The second set of cases (referred to collectively as the Rasul case) deals with the jurisdiction of American courts to here challenges from Guantanamo Bay detainees of their detention. This case is in certain ways more important than Hamdi, as unlike in Hamdi the prior precedent seemed to lean against the detainees. In the 1950 Supreme Court case Johnson v. Eisentrager, the court dealt with a case brought by German citizens captured in China, convicted of War Crimes in Nanking, and incarcerated in occupied post-war Germany. The court ruled that as these areas all fell outside of US jurisdiction, there was no standing to sue in that case. In that case, the court remarked that:
We are here confronted with a decision whose basic premise is that these prisoners are entitled, as a constitutional right, to sue in some court of the United States for a writ of habeas corpus. To support that assumption we must hold that a prisoner of our military authorities is constitutionally entitled to the writ, even though he (a) is an enemy alien; (b) has never been or resided in the United States; (c) was captured outside of our territory and there held in military custody as a prisoner of war; (d) was tried and convicted by a Military Commission sitting outside the United States; (e) for offenses against laws of war committed outside the United States; (f) and is at all times imprisoned outside the United States
, and concluded that no right to habeas corpus existing in such a situation.

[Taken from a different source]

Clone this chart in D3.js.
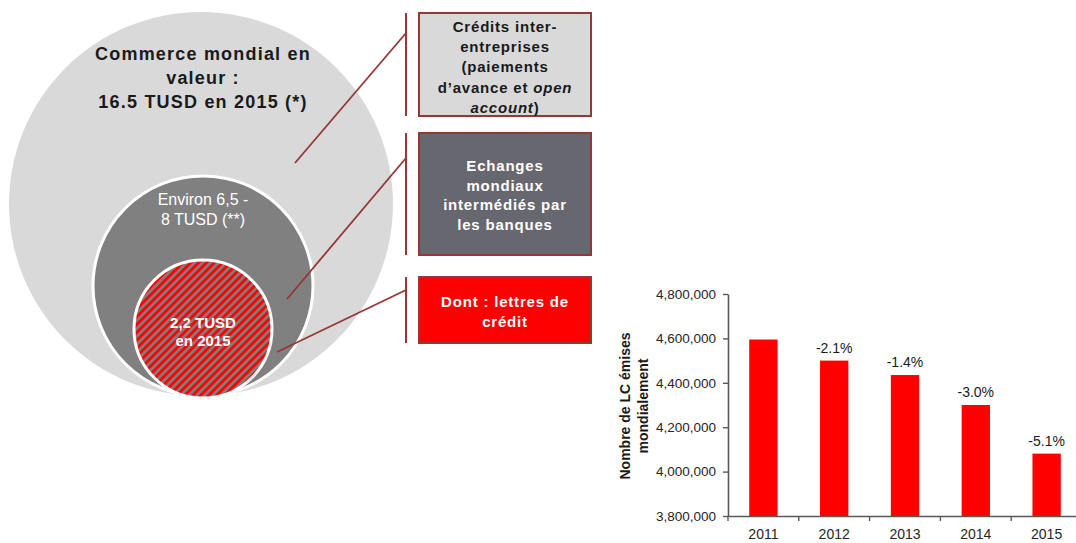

In Rasul, Justice Stevens distinguished from Eisentrager on several grounds:
Petitioners in these cases differ from the Eisentrager detainees in important respects: They are not nationals of countries at war with the United States, and they deny that they have engaged in or plotted acts of aggression against the United States; they have never been afforded access to any tribunal, much less charged with and convicted of wrongdoing; and for more than two years they have been imprisoned in territory over which the United States exercises exclusive jurisdiction and control.

Furthermore, the court noted that Eisentrager had been modified significantly by following decisions. In Braden v. 30th Judicial Circuit Court of Kentucky, the court made a core revision to how it viewed Habeas Corpus claims. It now held that the writ acted on the person holding the prisoner, rather than the prisoner himself. Thus, since the people who were responsible for the detention of the prisoners in Guantanamo were within the jurisdiction of US courts, the prisoners now had standing to sue where such law did not exist at the time of the Eisentrager decision.

What's important to note in both of these cases is what they DON'T do. They don't prevent the president from detaining illegal combatants. They expressly cast aside the possibility of wars conducted under the threat of litigation. The courts holding in these cases is limited only to forcing the US to ascertain that those they imprison have committed a crime. In making these rulings, the courts put an important check on the President's power to bypass the court system and the bill of rights under the pretext of national security.